4. Weights & Biases (W&B): Weights & Biases is a commercial platform for experiment tracking, hyperparameter optimization, and model management.
Key Features:
- Experiment Tracking: Logs hyperparameters, metrics, code, and data.
- Interactive Dashboards: Provides a user-friendly interface for visualizing and comparing experiments.
- Hyperparameter Optimization: Offers tools for automated hyperparameter tuning.
- Collaboration: Enables team members to share and collaborate on experiments.
5. Model Registries: A model registry provides a central repository for storing and managing trained ML models.
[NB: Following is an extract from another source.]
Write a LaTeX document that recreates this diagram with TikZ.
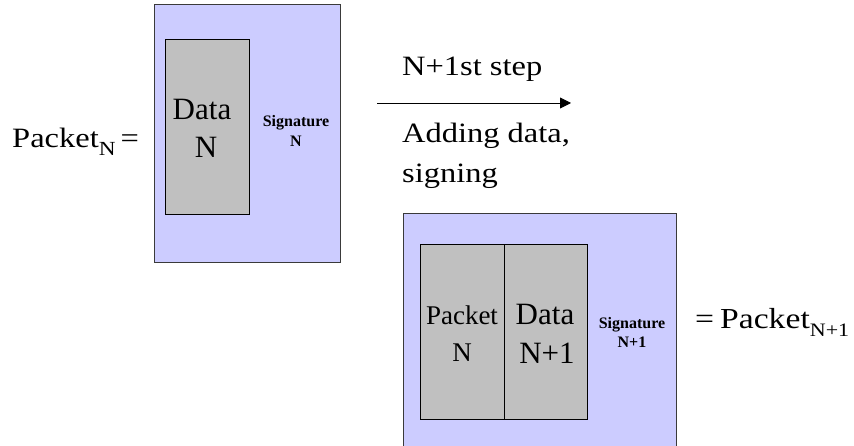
\documentclass[tikz,border=0pt]{standalone}
\usepackage{fontspec}
\setmainfont{Liberation Serif}
\newfontfamily\widefont{Liberation Serif}[FakeStretch=1.16]
\usetikzlibrary{arrows.meta}
\definecolor{lav}{HTML}{CCCCFF}
\definecolor{cellgray}{HTML}{C0C0C0}
\definecolor{edgegray}{HTML}{3A3A3A}
\begin{document}
\begin{tikzpicture}[x=1pt,y=-1pt,
  outerbox/.style={draw=edgegray,fill=lav,line width=1pt,anchor=north west,
    inner sep=0pt,outer sep=0pt},
  cellbox/.style={draw=black,fill=cellgray,line width=0.9pt,anchor=north west,
    inner sep=0pt,outer sep=0pt},
  big/.style={inner sep=0pt,anchor=base,font=\fontsize{31}{37}\selectfont},
  mid/.style={inner sep=0pt,anchor=base,font=\fontsize{27}{32}\selectfont},
  sig/.style={inner sep=0pt,anchor=base,font=\bfseries\fontsize{16}{19}\selectfont},
  side/.style={inner sep=0pt,anchor=base west,font=\widefont\fontsize{28}{34}\selectfont},
  flow/.style={line width=0.9pt,-{Triangle[length=11pt,width=11pt]}}]
\useasboundingbox (0,0) rectangle (854,446);
\clip (0,0) rectangle (854,446);

% packet N
\node[outerbox,minimum width=186pt,minimum height=258pt] (pktN) at (154,5) {};
\node[cellbox,minimum width=84pt,minimum height=175pt] (dataN) at (165,39) {};
\node[big] (dataNa) at (202,120) {Data};
\node[big] (dataNb) at (206,158) {N};
\node[sig] (sigNa) at (296,127) {Signature};
\node[sig] (sigNb) at (296,147) {N};
\node[side] (lblN) at (12,148)
  {Packet\raisebox{-8pt}{\fontsize{20}{20}\selectfont N}\hspace{5pt}=};

% step arrow and its captions
\coordinate (arrs) at (377,103);
\coordinate (arre) at (571,103);
\draw[flow] (arrs) -- (arre);
\node[side] (stepa) at (402,76) {N+1st step};
\node[side] (stepb) at (402,143) {Adding data,};
\node[side] (stepc) at (402,183) {signing};

% packet N+1
\node[outerbox,minimum width=273pt,minimum height=260pt] (pktM) at (403,214) {};
\node[cellbox,minimum width=84pt,minimum height=175pt] (oldpkt) at (420,244) {};
\node[cellbox,minimum width=83pt,minimum height=175pt] (dataM) at (504,244) {};
\node[mid] (oldpkta) at (462,324) {Packet};
\node[mid] (oldpktb) at (462,361) {N};
\node[big] (dataMa) at (545,324) {Data};
\node[big] (dataMb) at (547,363) {N+1};
\node[sig] (sigMa) at (632,328) {Signature};
\node[sig] (sigMb) at (632,347) {N+1};
\node[side,font=\widefont\fontsize{29}{35}\selectfont] (lblM) at (695,329)
  {=\hspace{6pt}Packet\raisebox{-8pt}{\fontsize{19}{19}\selectfont N+1}};
\end{tikzpicture}
\end{document}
It allows you to track model versions, metadata, and deployment status.
Key Features:
- Model Versioning: Tracks different versions of the model.
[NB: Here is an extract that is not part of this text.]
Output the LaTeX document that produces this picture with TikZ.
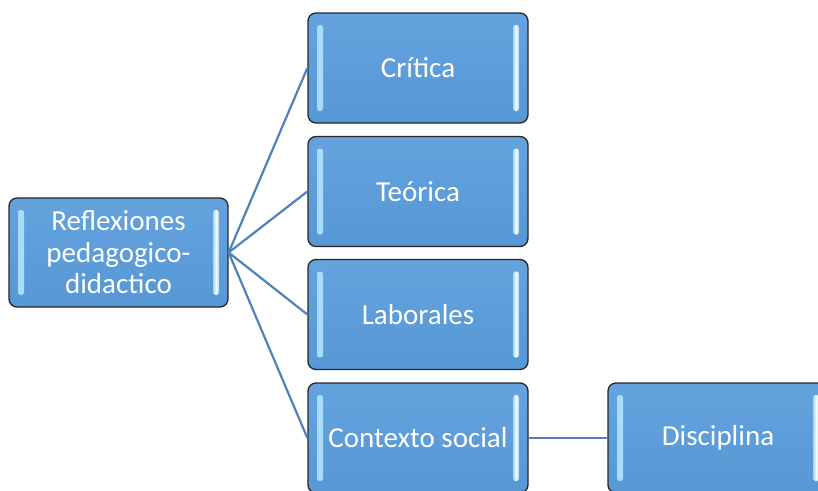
\documentclass[tikz,border=0pt]{standalone}
\usepackage{fontspec}
\setmainfont{Carlito}
\definecolor{boxtop}{RGB}{100,163,222}
\definecolor{boxbot}{RGB}{86,151,213}
\definecolor{barcol}{RGB}{160,215,250}
\definecolor{linecol}{RGB}{79,129,189}
\begin{document}
\begin{tikzpicture}[x=1pt,y=-1pt,
  bluebox/.style={rectangle, rounded corners=8pt, draw=black!85, line width=1.3pt,
    top color=boxtop, bottom color=boxbot, minimum width=220pt, minimum height=110pt,
    text=white, font=\fontsize{29}{31.5}\selectfont, align=center, inner sep=0pt,
    path picture={
      \shade[left color=barcol, right color=barcol, middle color=white!90!barcol, rounded corners=2.5pt]
        ([xshift=9pt,yshift=-12pt]path picture bounding box.north west) rectangle
        ([xshift=15pt,yshift=12pt]path picture bounding box.south west);
      \shade[left color=barcol, right color=barcol, middle color=white!90!barcol, rounded corners=2.5pt]
        ([xshift=-15pt,yshift=-12pt]path picture bounding box.north east) rectangle
        ([xshift=-9pt,yshift=12pt]path picture bounding box.south east);
    }},
  conn/.style={draw=linecol, line width=2.2pt}]
\useasboundingbox (0,0) rectangle (818,490);
\clip (0,0) rectangle (818,490);
\node[bluebox, minimum width=219pt, minimum height=109pt] (root) at (118.5,252.5) {Reflexiones\\pedagogico-\\didactico};
\node[bluebox] (critica) at (418,68) {Crítica};
\node[bluebox] (teorica) at (418,191.5) {Teórica};
\node[bluebox] (laborales) at (418,314.5) {Laborales};
\node[bluebox] (contexto) at (418,438) {Contexto social};
\node[bluebox] (disciplina) at (718,438) {Disciplina};
\draw[conn] (root.east) -- (critica.west);
\draw[conn] (root.east) -- (teorica.west);
\draw[conn] (root.east) -- (laborales.west);
\draw[conn] (root.east) -- (contexto.west);
\draw[conn] (contexto.east) -- (disciplina.west);
\end{tikzpicture}
\end{document}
- Metadata Management: Stores metadata about the model, such as training data, hyperparameters, and evaluation metrics.
- Deployment Management: Manages the deployment of the model to various environments.
- Access Control: Restricts access to the model based on user roles and permissions.
Benefits of Reproducible Experiments:
- Verifies Results: Ensures that the reported results are accurate and reliable.
- Facilitates Collaboration: Allows researchers and engineers to easily share and reproduce experiments.
- Accelerates Development: Simplifies debugging and improves the efficiency of the development process.
- Increases Trust: Builds trust in the ML models and their predictions.
Challenges:
- Complexity: ML experiments can be complex and involve many moving parts.
- Time and Effort: Ensuring reproducibility requires time and effort to set up and maintain the necessary infrastructure and processes.
- Tooling: Choosing and integrating the right tools can be challenging.
In conclusion, ensuring the reproducibility of machine learning experiments is essential for building reliable and trustworthy ML systems. By adopting practices such as version control, dependency management, containerization, and data versioning, and by leveraging tools like MLflow, DVC, and TensorBoard, you can effectively manage the complexity of experiment tracking and version control and ensure that your experiments can be easily reproduced.